Experiments on eight datasets for a diverse set of text classification tasks, including emotion, hatespeech, dialog act, and book type detection, demonstrate that our proposed algorithm significantly outperforms baseline AL approaches.
- Score: 13.008323851750442
- License: http://creativecommons.org/licenses/by/4.0/
- Abstract: Despite recent advancements, NLP models continue to be vulnerable to bias.
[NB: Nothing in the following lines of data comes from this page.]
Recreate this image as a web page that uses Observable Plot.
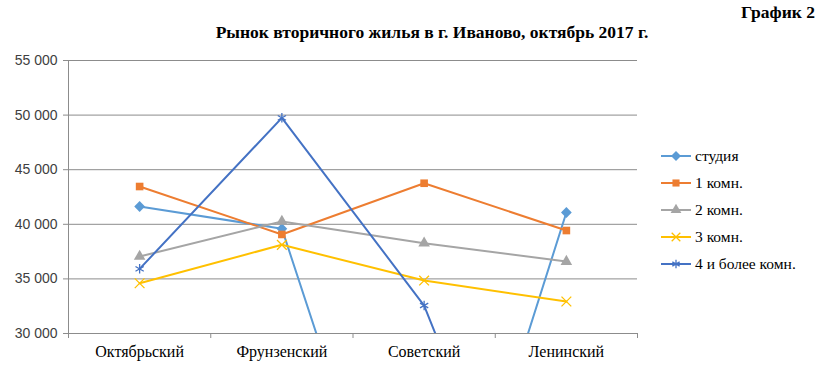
<!DOCTYPE html>
<html><head><meta charset="utf-8">
<script src="https://cdn.jsdelivr.net/npm/d3@7"></script>
<script src="https://cdn.jsdelivr.net/npm/@observablehq/plot@0.6"></script>
<style>
body{margin:0;background:#fff;}
#wrap{position:relative;width:834px;height:377px;font-family:"Liberation Serif","Times New Roman",serif;color:#000;}
#num{position:absolute;right:19px;top:2px;font-weight:bold;font-size:17.5px;}
#title{position:absolute;left:0;width:864px;text-align:center;top:22px;font-weight:bold;font-size:17.5px;}
#chart{position:absolute;left:0;top:45px;}
#legend{position:absolute;left:660px;top:142px;font-size:15.5px;}
.li{height:27.2px;display:flex;align-items:center;}
.li svg{margin-right:3px;}
</style></head>
<body><div id="wrap">
<div id="num">График 2</div>
<div id="title">Рынок вторичного жилья в г. Иваново, октябрь 2017 г.</div>
<div id="chart"></div>
<div id="legend"></div>
</div>
<script>
const districts = ["Октябрьский","Фрунзенский","Советский","Ленинский"];
const seriesNames = ["студия","1 комн.","2 комн.","3 комн.","4 и более комн."];
const studio = [41630, 39600, 0, 41080];
const room1 = [43460, 39070, 43760, 39430];
const room2 = [37050, 40260, 38270, 36590];
const room3 = [34600, 38120, 34850, 32930];
const room4 = [35920, 49750, 32560, 0];
const yTicks = [30000, 35000, 40000, 45000, 50000, 55000];

const colors = ["#5B9BD5","#ED7D31","#A5A5A5","#FFC000","#4472C4"];
const filled = [true,true,true,false,false];
const allValues = [studio, room1, room2, room3, room4];

const squareDiamond = {draw(ctx, size) {const r = Math.sqrt(size / 2); ctx.moveTo(0, -r); ctx.lineTo(r, 0); ctx.lineTo(0, r); ctx.lineTo(-r, 0); ctx.closePath();}};
const symbols = [squareDiamond, d3.symbolSquare, d3.symbolTriangle, d3.symbolTimes, d3.symbolAsterisk];

const rows = [];
seriesNames.forEach((s, si) => allValues[si].forEach((v, i) => rows.push({series: s, idx: i, district: districts[i], value: v, filled: filled[si]})));

const fmt = d => d3.format(",")(d).replace(/,/g, " ");
const bounds = d3.range(districts.length + 1).map(i => i - 0.5);

const chart = Plot.plot({
  width: 834, height: 332,
  marginLeft: 68, marginRight: 197, marginTop: 15, marginBottom: 44,
  x: {type: "linear", domain: [-0.5, districts.length - 0.5]},
  y: {domain: [30000, 55000]},
  color: {domain: seriesNames, range: colors},
  symbol: {domain: seriesNames, range: symbols},
  style: {background: "#fff"},
  marks: [
    Plot.gridY({ticks: yTicks, stroke: "#8c8c8c", strokeOpacity: 1, strokeWidth: 1}),
    Plot.frame({anchor: "left", stroke: "#8c8c8c"}),
    Plot.axisY({ticks: yTicks, tickSize: 5, tickPadding: 6, tickFormat: fmt, stroke: "#8c8c8c", fill: "#404040", fontSize: 14, fontFamily: "Liberation Sans, Arial, sans-serif", label: null}),
    Plot.axisX({ticks: bounds, tickSize: 5, tickFormat: () => "", stroke: "#8c8c8c", label: null}),
    Plot.axisX({ticks: districts.map((d, i) => i), tickSize: 0, tickPadding: 12, tickFormat: i => districts[i], fill: "#000", fontSize: 16, fontFamily: "Liberation Serif, serif", label: null}),
    Plot.line(rows, {x: "idx", y: "value", z: "series", stroke: "series", strokeWidth: 2, clip: true}),
    Plot.dot(rows.filter(d => d.filled), {x: "idx", y: "value", symbol: "series", fill: "series", stroke: "none", r: 4.3, clip: true}),
    Plot.dot(rows.filter(d => !d.filled), {x: "idx", y: "value", symbol: "series", stroke: "series", fill: "none", strokeWidth: 1.3, r: 4.5, clip: true})
  ]
});
document.getElementById("chart").appendChild(chart);

const legend = d3.select("#legend");
seriesNames.forEach((s, i) => {
  const item = legend.append("div").attr("class", "li");
  const svg = item.append("svg").attr("width", 32).attr("height", 14);
  svg.append("line").attr("x1", 1).attr("x2", 31).attr("y1", 7).attr("y2", 7).attr("stroke", colors[i]).attr("stroke-width", 2);
  const p = svg.append("path").attr("transform", "translate(16,7)").attr("d", d3.symbol(symbols[i], 4 * 4 * Math.PI)());
  if (filled[i]) p.attr("fill", colors[i]); else p.attr("fill", "none").attr("stroke", colors[i]).attr("stroke-width", 1.3);
  item.append("span").text(s);
});
</script>
</body></html>
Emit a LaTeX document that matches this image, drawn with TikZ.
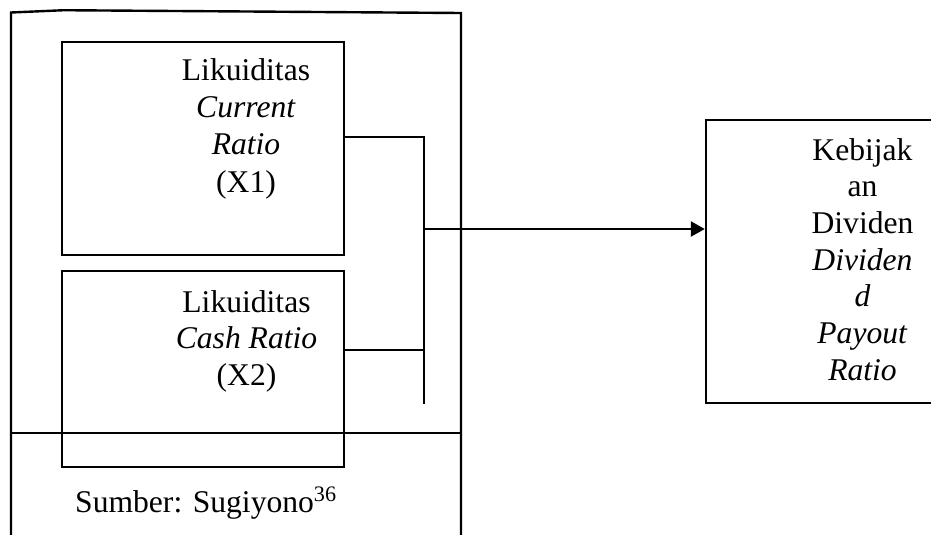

This bias often originates from the uneven distribution of real-world data and
can propagate through the annotation process. Escalated integration of these
models in our lives calls for methods to mitigate bias without overbearing
annotation costs. While active learning (AL) has shown promise in training
models with a small amount of annotated data, AL's reliance on the model's
behavior for selective sampling can lead to an accumulation of unwanted bias
rather than bias mitigation. However, infusing clustering with AL can overcome
the bias issue of both AL and traditional annotation methods while exploiting
AL's annotation efficiency. In this paper, we propose a novel adaptive
clustering-based active learning algorithm, D-CALM, that dynamically adjusts
clustering and annotation efforts in response to an estimated classifier
error-rate. Experiments on eight datasets for a diverse set of text
classification tasks, including emotion, hatespeech, dialog act, and book type
detection, demonstrate that our proposed algorithm significantly outperforms
baseline AL approaches with both pretrained transformers and traditional
Support Vector Machines. D-CALM showcases robustness against different measures
of information gain and, as evident from our analysis of label and error
distribution, can significantly reduce unwanted model bias.